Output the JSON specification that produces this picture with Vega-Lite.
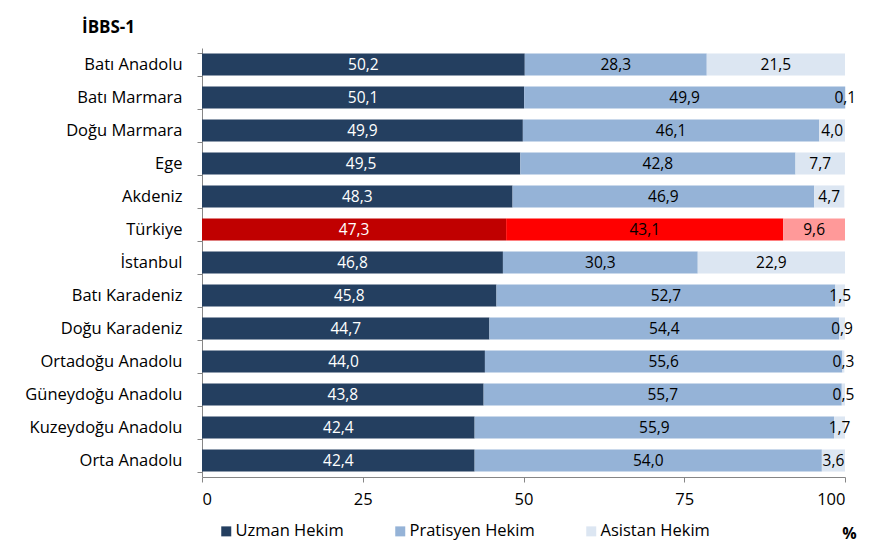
{
  "$schema": "https://vega.github.io/schema/vega-lite/v6.json",
  "width": 643,
  "height": 429,
  "autosize": "none",
  "padding": {"left": 202, "top": 48, "right": 38, "bottom": 79},
  "background": "white",
  "config": {
    "view": {"stroke": null},
    "font": "Open Sans",
    "locale": {"number": {"decimal": ",", "thousands": ".", "grouping": [3], "currency": ["", " TL"]}}
  },
  "title": {"text": "İBBS-1", "anchor": "start", "frame": "group", "dx": -120, "offset": 3, "fontSize": 17, "fontWeight": "bold", "font": "Open Sans", "color": "black"},
  "data": {"values": [
    {"bolge": "Batı Anadolu", "tip": "Uzman Hekim", "deger": 50.2},
    {"bolge": "Batı Anadolu", "tip": "Pratisyen Hekim", "deger": 28.3},
    {"bolge": "Batı Anadolu", "tip": "Asistan Hekim", "deger": 21.5},
    {"bolge": "Batı Marmara", "tip": "Uzman Hekim", "deger": 50.1},
    {"bolge": "Batı Marmara", "tip": "Pratisyen Hekim", "deger": 49.9},
    {"bolge": "Batı Marmara", "tip": "Asistan Hekim", "deger": 0.1},
    {"bolge": "Doğu Marmara", "tip": "Uzman Hekim", "deger": 49.9},
    {"bolge": "Doğu Marmara", "tip": "Pratisyen Hekim", "deger": 46.1},
    {"bolge": "Doğu Marmara", "tip": "Asistan Hekim", "deger": 4.0},
    {"bolge": "Ege", "tip": "Uzman Hekim", "deger": 49.5},
    {"bolge": "Ege", "tip": "Pratisyen Hekim", "deger": 42.8},
    {"bolge": "Ege", "tip": "Asistan Hekim", "deger": 7.7},
    {"bolge": "Akdeniz", "tip": "Uzman Hekim", "deger": 48.3},
    {"bolge": "Akdeniz", "tip": "Pratisyen Hekim", "deger": 46.9},
    {"bolge": "Akdeniz", "tip": "Asistan Hekim", "deger": 4.7},
    {"bolge": "Türkiye", "tip": "Uzman Hekim", "deger": 47.3},
    {"bolge": "Türkiye", "tip": "Pratisyen Hekim", "deger": 43.1},
    {"bolge": "Türkiye", "tip": "Asistan Hekim", "deger": 9.6},
    {"bolge": "İstanbul", "tip": "Uzman Hekim", "deger": 46.8},
    {"bolge": "İstanbul", "tip": "Pratisyen Hekim", "deger": 30.3},
    {"bolge": "İstanbul", "tip": "Asistan Hekim", "deger": 22.9},
    {"bolge": "Batı Karadeniz", "tip": "Uzman Hekim", "deger": 45.8},
    {"bolge": "Batı Karadeniz", "tip": "Pratisyen Hekim", "deger": 52.7},
    {"bolge": "Batı Karadeniz", "tip": "Asistan Hekim", "deger": 1.5},
    {"bolge": "Doğu Karadeniz", "tip": "Uzman Hekim", "deger": 44.7},
    {"bolge": "Doğu Karadeniz", "tip": "Pratisyen Hekim", "deger": 54.4},
    {"bolge": "Doğu Karadeniz", "tip": "Asistan Hekim", "deger": 0.9},
    {"bolge": "Ortadoğu Anadolu", "tip": "Uzman Hekim", "deger": 44.0},
    {"bolge": "Ortadoğu Anadolu", "tip": "Pratisyen Hekim", "deger": 55.6},
    {"bolge": "Ortadoğu Anadolu", "tip": "Asistan Hekim", "deger": 0.3},
    {"bolge": "Güneydoğu Anadolu", "tip": "Uzman Hekim", "deger": 43.8},
    {"bolge": "Güneydoğu Anadolu", "tip": "Pratisyen Hekim", "deger": 55.7},
    {"bolge": "Güneydoğu Anadolu", "tip": "Asistan Hekim", "deger": 0.5},
    {"bolge": "Kuzeydoğu Anadolu", "tip": "Uzman Hekim", "deger": 42.4},
    {"bolge": "Kuzeydoğu Anadolu", "tip": "Pratisyen Hekim", "deger": 55.9},
    {"bolge": "Kuzeydoğu Anadolu", "tip": "Asistan Hekim", "deger": 1.7},
    {"bolge": "Orta Anadolu", "tip": "Uzman Hekim", "deger": 42.4},
    {"bolge": "Orta Anadolu", "tip": "Pratisyen Hekim", "deger": 54.0},
    {"bolge": "Orta Anadolu", "tip": "Asistan Hekim", "deger": 3.6}
  ]},
  "transform": [
    {"stack": "deger", "groupby": ["bolge"], "sort": [{"field": "tip", "order": "descending"}], "as": ["v0", "v1"]}
  ],
  "encoding": {
    "y": {
      "field": "bolge", "type": "nominal",
      "scale": {"domain": ["Batı Anadolu", "Batı Marmara", "Doğu Marmara", "Ege", "Akdeniz", "Türkiye", "İstanbul", "Batı Karadeniz", "Doğu Karadeniz", "Ortadoğu Anadolu", "Güneydoğu Anadolu", "Kuzeydoğu Anadolu", "Orta Anadolu"], "paddingInner": 0.33, "paddingOuter": 0.165},
      "axis": {"title": null, "tickBand": "extent", "domainColor": "#868686", "tickColor": "#868686", "tickSize": 5, "labelPadding": 15, "labelFontSize": 16.5, "labelFont": "Open Sans", "labelColor": "black"}
    }
  },
  "layer": [
    {
      "transform": [{"filter": "datum.bolge !== 'Türkiye'"}],
      "mark": {"type": "bar"},
      "encoding": {
        "x": {"field": "v0", "type": "quantitative", "scale": {"domain": [0, 100]},
          "axis": {"values": [0, 25, 50, 75, 100], "grid": false, "domainColor": "#868686", "tickColor": "#868686", "tickSize": 5, "labelPadding": 9, "labelFontSize": 16.5, "labelFont": "Open Sans", "labelColor": "black",
            "title": "%", "titleX": 647, "titleY": 56, "titleAlign": "center", "titleBaseline": "middle", "titleFontWeight": "bold", "titleFontSize": 16, "titleFont": "Open Sans", "titleColor": "black"}},
        "x2": {"field": "v1"},
        "color": {"field": "tip", "type": "nominal",
          "scale": {"domain": ["Uzman Hekim", "Pratisyen Hekim", "Asistan Hekim"], "range": ["#243F60", "#95B3D7", "#DCE6F2"]},
          "legend": {"title": null, "orient": "none", "legendX": 16, "legendY": 475, "direction": "horizontal", "columns": 3, "columnPadding": 48, "padding": 0,
            "symbolType": "square", "symbolSize": 100, "symbolStrokeWidth": 0, "labelFontSize": 16.5, "labelFont": "Open Sans", "labelColor": "black", "labelOffset": 1}}
      }
    },
    {
      "transform": [{"filter": "datum.bolge === 'Türkiye'"}],
      "mark": {"type": "bar"},
      "encoding": {
        "x": {"field": "v0", "type": "quantitative"},
        "x2": {"field": "v1"},
        "color": {"field": "tip", "type": "nominal",
          "scale": {"domain": ["Uzman Hekim", "Pratisyen Hekim", "Asistan Hekim"], "range": ["#C00000", "#FF0000", "#FF9999"]},
          "legend": null}
      }
    },
    {
      "transform": [
        {"fold": ["v0", "v1"], "as": ["uc", "konum"]},
        {"aggregate": [{"op": "mean", "field": "konum", "as": "orta"}], "groupby": ["bolge", "tip", "deger"]}
      ],
      "mark": {"type": "text", "align": "center", "baseline": "middle", "fontSize": 15.5, "font": "Open Sans"},
      "encoding": {
        "x": {"field": "orta", "type": "quantitative"},
        "text": {"field": "deger", "type": "quantitative", "format": ".1f"},
        "color": {"condition": {"test": "datum.tip === 'Uzman Hekim'", "value": "white"}, "value": "black"}
      }
    }
  ],
  "resolve": {"scale": {"color": "independent"}}
}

# # # #

- Aim of the task:
Leave the pictures out, and print every line of the listing exactly as written.

- Answer to this task:
Output the JSON specification that produces this picture with Vega-Lite.
{
  "$schema": "https://vega.github.io/schema/vega-lite/v6.json",
  "width": 643,
  "height": 429,
  "autosize": "none",
  "padding": {"left": 202, "top": 48, "right": 38, "bottom": 79},
  "background": "white",
  "config": {
    "view": {"stroke": null},
    "font": "Open Sans",
    "locale": {"number": {"decimal": ",", "thousands": ".", "grouping": [3], "currency": ["", " TL"]}}
  },
  "title": {"text": "İBBS-1", "anchor": "start", "frame": "group", "dx": -120, "offset": 3, "fontSize": 17, "fontWeight": "bold", "font": "Open Sans", "color": "black"},
  "data": {"values": [
    {"bolge": "Batı Anadolu", "tip": "Uzman Hekim", "deger": 50.2},
    {"bolge": "Batı Anadolu", "tip": "Pratisyen Hekim", "deger": 28.3},
    {"bolge": "Batı Anadolu", "tip": "Asistan Hekim", "deger": 21.5},
    {"bolge": "Batı Marmara", "tip": "Uzman Hekim", "deger": 50.1},
    {"bolge": "Batı Marmara", "tip": "Pratisyen Hekim", "deger": 49.9},
    {"bolge": "Batı Marmara", "tip": "Asistan Hekim", "deger": 0.1},
    {"bolge": "Doğu Marmara", "tip": "Uzman Hekim", "deger": 49.9},
    {"bolge": "Doğu Marmara", "tip": "Pratisyen Hekim", "deger": 46.1},
    {"bolge": "Doğu Marmara", "tip": "Asistan Hekim", "deger": 4.0},
    {"bolge": "Ege", "tip": "Uzman Hekim", "deger": 49.5},
    {"bolge": "Ege", "tip": "Pratisyen Hekim", "deger": 42.8},
    {"bolge": "Ege", "tip": "Asistan Hekim", "deger": 7.7},
    {"bolge": "Akdeniz", "tip": "Uzman Hekim", "deger": 48.3},
    {"bolge": "Akdeniz", "tip": "Pratisyen Hekim", "deger": 46.9},
    {"bolge": "Akdeniz", "tip": "Asistan Hekim", "deger": 4.7},
    {"bolge": "Türkiye", "tip": "Uzman Hekim", "deger": 47.3},
    {"bolge": "Türkiye", "tip": "Pratisyen Hekim", "deger": 43.1},
    {"bolge": "Türkiye", "tip": "Asistan Hekim", "deger": 9.6},
    {"bolge": "İstanbul", "tip": "Uzman Hekim", "deger": 46.8},
    {"bolge": "İstanbul", "tip": "Pratisyen Hekim", "deger": 30.3},
    {"bolge": "İstanbul", "tip": "Asistan Hekim", "deger": 22.9},
    {"bolge": "Batı Karadeniz", "tip": "Uzman Hekim", "deger": 45.8},
    {"bolge": "Batı Karadeniz", "tip": "Pratisyen Hekim", "deger": 52.7},
    {"bolge": "Batı Karadeniz", "tip": "Asistan Hekim", "deger": 1.5},
    {"bolge": "Doğu Karadeniz", "tip": "Uzman Hekim", "deger": 44.7},
    {"bolge": "Doğu Karadeniz", "tip": "Pratisyen Hekim", "deger": 54.4},
    {"bolge": "Doğu Karadeniz", "tip": "Asistan Hekim", "deger": 0.9},
    {"bolge": "Ortadoğu Anadolu", "tip": "Uzman Hekim", "deger": 44.0},
    {"bolge": "Ortadoğu Anadolu", "tip": "Pratisyen Hekim", "deger": 55.6},
    {"bolge": "Ortadoğu Anadolu", "tip": "Asistan Hekim", "deger": 0.3},
    {"bolge": "Güneydoğu Anadolu", "tip": "Uzman Hekim", "deger": 43.8},
    {"bolge": "Güneydoğu Anadolu", "tip": "Pratisyen Hekim", "deger": 55.7},
    {"bolge": "Güneydoğu Anadolu", "tip": "Asistan Hekim", "deger": 0.5},
    {"bolge": "Kuzeydoğu Anadolu", "tip": "Uzman Hekim", "deger": 42.4},
    {"bolge": "Kuzeydoğu Anadolu", "tip": "Pratisyen Hekim", "deger": 55.9},
    {"bolge": "Kuzeydoğu Anadolu", "tip": "Asistan Hekim", "deger": 1.7},
    {"bolge": "Orta Anadolu", "tip": "Uzman Hekim", "deger": 42.4},
    {"bolge": "Orta Anadolu", "tip": "Pratisyen Hekim", "deger": 54.0},
    {"bolge": "Orta Anadolu", "tip": "Asistan Hekim", "deger": 3.6}
  ]},
  "transform": [
    {"stack": "deger", "groupby": ["bolge"], "sort": [{"field": "tip", "order": "descending"}], "as": ["v0", "v1"]}
  ],
  "encoding": {
    "y": {
      "field": "bolge", "type": "nominal",
      "scale": {"domain": ["Batı Anadolu", "Batı Marmara", "Doğu Marmara", "Ege", "Akdeniz", "Türkiye", "İstanbul", "Batı Karadeniz", "Doğu Karadeniz", "Ortadoğu Anadolu", "Güneydoğu Anadolu", "Kuzeydoğu Anadolu", "Orta Anadolu"], "paddingInner": 0.33, "paddingOuter": 0.165},
      "axis": {"title": null, "tickBand": "extent", "domainColor": "#868686", "tickColor": "#868686", "tickSize": 5, "labelPadding": 15, "labelFontSize": 16.5, "labelFont": "Open Sans", "labelColor": "black"}
    }
  },
  "layer": [
    {
      "transform": [{"filter": "datum.bolge !== 'Türkiye'"}],
      "mark": {"type": "bar"},
      "encoding": {
        "x": {"field": "v0", "type": "quantitative", "scale": {"domain": [0, 100]},
          "axis": {"values": [0, 25, 50, 75, 100], "grid": false, "domainColor": "#868686", "tickColor": "#868686", "tickSize": 5, "labelPadding": 9, "labelFontSize": 16.5, "labelFont": "Open Sans", "labelColor": "black",
            "title": "%", "titleX": 647, "titleY": 56, "titleAlign": "center", "titleBaseline": "middle", "titleFontWeight": "bold", "titleFontSize": 16, "titleFont": "Open Sans", "titleColor": "black"}},
        "x2": {"field": "v1"},
        "color": {"field": "tip", "type": "nominal",
          "scale": {"domain": ["Uzman Hekim", "Pratisyen Hekim", "Asistan Hekim"], "range": ["#243F60", "#95B3D7", "#DCE6F2"]},
          "legend": {"title": null, "orient": "none", "legendX": 16, "legendY": 475, "direction": "horizontal", "columns": 3, "columnPadding": 48, "padding": 0,
            "symbolType": "square", "symbolSize": 100, "symbolStrokeWidth": 0, "labelFontSize": 16.5, "labelFont": "Open Sans", "labelColor": "black", "labelOffset": 1}}
      }
    },
    {
      "transform": [{"filter": "datum.bolge === 'Türkiye'"}],
      "mark": {"type": "bar"},
      "encoding": {
        "x": {"field": "v0", "type": "quantitative"},
        "x2": {"field": "v1"},
        "color": {"field": "tip", "type": "nominal",
          "scale": {"domain": ["Uzman Hekim", "Pratisyen Hekim", "Asistan Hekim"], "range": ["#C00000", "#FF0000", "#FF9999"]},
          "legend": null}
      }
    },
    {
      "transform": [
        {"fold": ["v0", "v1"], "as": ["uc", "konum"]},
        {"aggregate": [{"op": "mean", "field": "konum", "as": "orta"}], "groupby": ["bolge", "tip", "deger"]}
      ],
      "mark": {"type": "text", "align": "center", "baseline": "middle", "fontSize": 15.5, "font": "Open Sans"},
      "encoding": {
        "x": {"field": "orta", "type": "quantitative"},
        "text": {"field": "deger", "type": "quantitative", "format": ".1f"},
        "color": {"condition": {"test": "datum.tip === 'Uzman Hekim'", "value": "white"}, "value": "black"}
      }
    }
  ],
  "resolve": {"scale": {"color": "independent"}}
}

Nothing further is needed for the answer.